Players walk past the Amityville Warriors logo during the Suffolk...

Players walk past the Amityville Warriors logo during the Suffolk High School Division III football game between Amityville and Eastport-South Manor held in Amtyville on Sept, 1. Credit: Newsday/Steve Pfost

The Amityville school district has filed a lawsuit against the state Board of Regents seeking to keep the “Warriors” name following the state’s ban on public schools using Native American mascots, names and imagery.

The lawsuit, filed in the Eastern District of New York on Thursday, said the district has already rebranded its name by retiring any Native American imagery and replacing it. The current “Warriors” logo, which has been in place since 2018, is the letter “A” (for Amityville) in the school colors, which are red and gray and has the word “Warriors” written across it.

The rebranding effort — which the district initiated on its own — started about four years ago and has cost about $1 million.

“It would be illogical and a huge waste of taxpayer dollars to force the district to have to change the already rebranded Warriors name and replace all of these newly purchased items again,” according to the court document.

Since 2018, the district has removed Native American imagery from three gym floors, outdoor turf, and all scoreboards, floor mats, bleachers, awnings, banners and signage. All of these items were replaced with newly purchased items sporting the new logo. The district has no mascot outside of its logo.

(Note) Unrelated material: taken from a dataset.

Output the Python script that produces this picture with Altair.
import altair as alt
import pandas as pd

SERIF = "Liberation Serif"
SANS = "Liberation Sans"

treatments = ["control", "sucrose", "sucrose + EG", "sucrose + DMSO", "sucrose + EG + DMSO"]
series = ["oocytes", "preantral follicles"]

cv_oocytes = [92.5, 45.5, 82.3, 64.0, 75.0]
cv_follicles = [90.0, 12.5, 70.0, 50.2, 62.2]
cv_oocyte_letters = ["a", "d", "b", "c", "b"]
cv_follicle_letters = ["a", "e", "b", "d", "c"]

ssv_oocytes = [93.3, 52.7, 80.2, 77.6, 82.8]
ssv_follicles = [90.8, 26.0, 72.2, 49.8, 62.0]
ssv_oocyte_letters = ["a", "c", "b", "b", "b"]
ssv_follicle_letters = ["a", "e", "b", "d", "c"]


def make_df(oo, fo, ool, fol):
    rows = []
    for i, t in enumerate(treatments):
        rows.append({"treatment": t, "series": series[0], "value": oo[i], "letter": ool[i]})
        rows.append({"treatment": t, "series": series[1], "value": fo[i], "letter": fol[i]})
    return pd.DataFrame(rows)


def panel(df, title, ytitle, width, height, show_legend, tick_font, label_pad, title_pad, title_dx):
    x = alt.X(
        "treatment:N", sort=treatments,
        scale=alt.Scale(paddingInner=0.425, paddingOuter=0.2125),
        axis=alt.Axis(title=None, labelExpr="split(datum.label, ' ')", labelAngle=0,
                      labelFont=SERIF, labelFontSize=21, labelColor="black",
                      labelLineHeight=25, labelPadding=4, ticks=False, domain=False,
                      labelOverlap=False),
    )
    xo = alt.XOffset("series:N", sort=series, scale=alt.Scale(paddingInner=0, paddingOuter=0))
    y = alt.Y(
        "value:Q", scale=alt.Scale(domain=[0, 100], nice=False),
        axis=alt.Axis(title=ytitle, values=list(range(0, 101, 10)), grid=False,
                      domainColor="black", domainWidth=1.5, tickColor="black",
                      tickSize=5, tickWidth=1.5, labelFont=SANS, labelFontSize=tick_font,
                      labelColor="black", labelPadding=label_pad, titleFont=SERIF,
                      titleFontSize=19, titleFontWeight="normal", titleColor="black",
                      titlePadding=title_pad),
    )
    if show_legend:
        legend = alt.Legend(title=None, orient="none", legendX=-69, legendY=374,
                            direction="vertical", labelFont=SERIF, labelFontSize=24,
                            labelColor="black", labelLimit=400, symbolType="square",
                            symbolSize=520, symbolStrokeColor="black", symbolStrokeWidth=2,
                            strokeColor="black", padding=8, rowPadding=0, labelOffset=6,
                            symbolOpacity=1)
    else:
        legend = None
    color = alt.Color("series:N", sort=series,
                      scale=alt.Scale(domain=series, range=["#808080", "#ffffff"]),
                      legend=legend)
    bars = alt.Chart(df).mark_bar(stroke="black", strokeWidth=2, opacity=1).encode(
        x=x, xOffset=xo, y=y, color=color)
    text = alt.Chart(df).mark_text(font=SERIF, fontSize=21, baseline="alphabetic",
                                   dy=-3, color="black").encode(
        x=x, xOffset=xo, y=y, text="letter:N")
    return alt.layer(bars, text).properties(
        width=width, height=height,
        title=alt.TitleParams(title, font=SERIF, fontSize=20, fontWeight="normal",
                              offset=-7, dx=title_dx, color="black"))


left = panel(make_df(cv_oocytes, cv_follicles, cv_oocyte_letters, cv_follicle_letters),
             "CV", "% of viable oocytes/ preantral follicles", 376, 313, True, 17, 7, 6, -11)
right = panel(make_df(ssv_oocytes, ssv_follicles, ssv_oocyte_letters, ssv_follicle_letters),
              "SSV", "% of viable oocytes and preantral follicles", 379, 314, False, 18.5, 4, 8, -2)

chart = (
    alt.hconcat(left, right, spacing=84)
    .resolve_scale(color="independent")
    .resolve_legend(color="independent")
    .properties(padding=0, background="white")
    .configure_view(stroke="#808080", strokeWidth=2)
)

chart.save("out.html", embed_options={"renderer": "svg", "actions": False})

The plaintiffs are the Board of Education and Jeannette Santos in her capacity as a board member and a district resident. The suit names the members of the Board of Regents.

The new state rules called for public school systems to have agreed by June that they would comply with the ban, and then to eradicate references to Native American names, mascots and imagery on school property by June 2025.

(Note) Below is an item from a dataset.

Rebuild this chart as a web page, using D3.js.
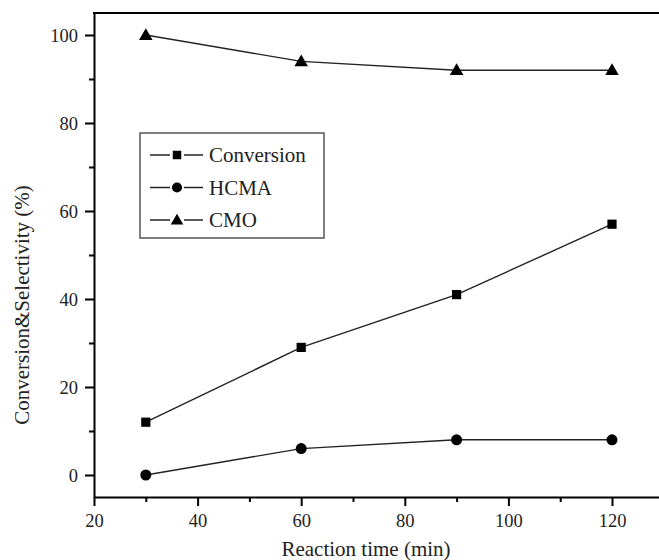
<!DOCTYPE html>
<html>
<head>
<meta charset="utf-8">
<script src="https://cdn.jsdelivr.net/npm/d3@7"></script>
<style>
  html, body { margin: 0; padding: 0; background: #fff; }
  svg, svg text { font-family: "Liberation Serif", "Times New Roman", Times, "DejaVu Serif", serif; }
  svg { display: block; }
</style>
</head>
<body>
<svg id="chart" width="659" height="560"></svg>
<script>
// Reaction time (min)
const times = [30, 60, 90, 120];
// Series values (%)
const conversion = [12, 29, 41, 57];
const hcma = [0, 6, 8, 8];
const cmo = [100, 94, 92, 92];

const seriesNames = ["Conversion", "HCMA", "CMO"];
const seriesSymbols = [d3.symbolSquare, d3.symbolCircle, d3.symbolTriangle];
const seriesSizes = [85, 95, 80];

const xMajor = [20, 40, 60, 80, 100, 120];
const xMinor = [30, 50, 70, 90, 110, 130];
const yMajor = [0, 20, 40, 60, 80, 100];
const yMinor = [10, 30, 50, 70, 90];

const xTitle = "Reaction time (min)";
const yTitle = "Conversion&Selectivity (%)";

const serif = "'Liberation Serif', 'Times New Roman', Times, 'DejaVu Serif', serif";

const svg = d3.select("#chart");
const plotLeft = 94, plotTop = 13, plotBottom = 497, plotRight = 663.8;

const x = d3.scaleLinear().domain([20, 130]).range([plotLeft, plotRight]);
const y = d3.scaleLinear().domain([-5, 105]).range([plotBottom, plotTop]);

const series = [conversion, hcma, cmo].map((vals, i) => ({
  name: seriesNames[i],
  symbol: seriesSymbols[i],
  size: seriesSizes[i],
  points: times.map((t, j) => ({ t, v: vals[j] }))
}));

// Minor ticks
svg.append("g")
  .attr("transform", `translate(0,${plotBottom})`)
  .call(d3.axisBottom(x).tickValues(xMinor).tickSize(5).tickSizeOuter(0).tickFormat(""))
  .call(g => g.select(".domain").remove())
  .call(g => g.selectAll("line").attr("stroke", "#000").attr("stroke-width", 2));
svg.append("g")
  .attr("transform", `translate(${plotLeft},0)`)
  .call(d3.axisLeft(y).tickValues(yMinor).tickSize(5).tickSizeOuter(0).tickFormat(""))
  .call(g => g.select(".domain").remove())
  .call(g => g.selectAll("line").attr("stroke", "#000").attr("stroke-width", 2));

// Major axes
const xAxis = svg.append("g")
  .attr("transform", `translate(0,${plotBottom})`)
  .call(d3.axisBottom(x).tickValues(xMajor).tickSize(9).tickSizeOuter(0).tickPadding(8));
const yAxis = svg.append("g")
  .attr("transform", `translate(${plotLeft},0)`)
  .call(d3.axisLeft(y).tickValues(yMajor).tickSize(9).tickSizeOuter(0).tickPadding(7));

[xAxis, yAxis].forEach(g => {
  g.attr("font-family", serif).attr("font-size", 18.5);
  g.select(".domain").attr("stroke", "#000").attr("stroke-width", 2);
  g.selectAll(".tick line").attr("stroke", "#000").attr("stroke-width", 2);
  g.selectAll(".tick text").attr("fill", "#222");
});
yAxis.selectAll(".tick text").attr("dy", "0.34em");

// Top frame line
svg.append("line")
  .attr("x1", plotLeft - 1).attr("x2", 659)
  .attr("y1", plotTop).attr("y2", plotTop)
  .attr("stroke", "#000").attr("stroke-width", 2.2);

// Series lines and markers
const line = d3.line().x(d => x(d.t)).y(d => y(d.v));
series.forEach(s => {
  svg.append("path")
    .datum(s.points)
    .attr("d", line)
    .attr("fill", "none")
    .attr("stroke", "#222")
    .attr("stroke-width", 1.4);
  svg.selectAll(null)
    .data(s.points)
    .enter().append("path")
    .attr("transform", d => `translate(${x(d.t)},${y(d.v) + (s.symbol === d3.symbolTriangle ? 1 : 0)})`)
    .attr("d", d3.symbol().type(s.symbol).size(s.size))
    .attr("fill", "#000");
});

// Legend
const legend = svg.append("g").attr("font-family", serif);
legend.append("rect")
  .attr("x", 140).attr("y", 133)
  .attr("width", 184).attr("height", 105)
  .attr("fill", "#fff")
  .attr("stroke", "#555")
  .attr("stroke-width", 1.5);
series.forEach((s, i) => {
  const cy = 155 + i * 32.5;
  legend.append("line")
    .attr("x1", 150).attr("x2", 170).attr("y1", cy).attr("y2", cy)
    .attr("stroke", "#222").attr("stroke-width", 1.5);
  legend.append("line")
    .attr("x1", 184).attr("x2", 203).attr("y1", cy).attr("y2", cy)
    .attr("stroke", "#222").attr("stroke-width", 1.5);
  legend.append("path")
    .attr("transform", `translate(177,${cy + (s.symbol === d3.symbolTriangle ? 1 : 0)})`)
    .attr("d", d3.symbol().type(s.symbol).size(s.size * 0.85))
    .attr("fill", "#000");
  legend.append("text")
    .attr("x", 209).attr("y", cy)
    .attr("dy", "0.35em")
    .attr("fill", "#222")
    .attr("font-size", 21)
    .text(s.name);
});

// Axis titles
svg.append("text")
  .attr("x", 366).attr("y", 556)
  .attr("text-anchor", "middle")
  .attr("fill", "#222")
  .attr("font-family", serif)
  .attr("font-size", 21)
  .text(xTitle);
svg.append("text")
  .attr("transform", "translate(29,305) rotate(-90)")
  .attr("text-anchor", "middle")
  .attr("fill", "#222")
  .attr("font-family", serif)
  .attr("font-size", 21)
  .text(yTitle);
</script>
</body>
</html>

The state education department and the Board of Regents declined to comment, citing the pending litigation.

Amityville is among 13 Long Island school districts affected by the ban. The 3,150-student district is the latest to sue, just weeks after the Connetquot, Massapequa, Wantagh and Wyandanch districts filed lawsuits. The court documents contend that the ban was not lawfully enacted, is arbitrary and capricious, and raises constitutional issues. As with the other districts, Amityville is represented by Kleinberg and Weisbord of Carle Place.

The district has taken issue with the state’s ban on the word “Warriors.”

“Fast forward through history, and you have the great warriors of Ancient Rome and Greece, such as the Trojan Warriors and Spartan warriors who came from a warrior society in ancient Greece. Ancient Greek warriors, like Achilles, Hercules, Odysseus, and Perseus, are well known throughout the world, and have inspired countless movies and tv shows, like Xena: The Warrior Princess,” the suit read.

The court documents noted that many names of municipalities, bodies of water and other landmarks statewide are derived from Native American culture, and that the state didn’t provide details when it enacted the ban.

“The Board of Regents issued a sweeping regulation prohibiting any nonexempt use of an Indigenous name, logo, or image, without taking their origin into account." the suit said.

The district argued that an upstate school system — Chenango Valley Central School District — has been allowed to keep the name “because it was not connected with Indigenous Nations or peoples.” read the suit. Chenango Valley's nickname also is Warriors.

 “The District has already retired its use of Native American imagery in association with the 'Warriors' name. As such, there is no rational reason why the District should not be able to continue to use the Warriors name. Nor is there any rational reason why the District should have to change the Warriors after having already spent hundreds of thousands of dollars rebranding it.”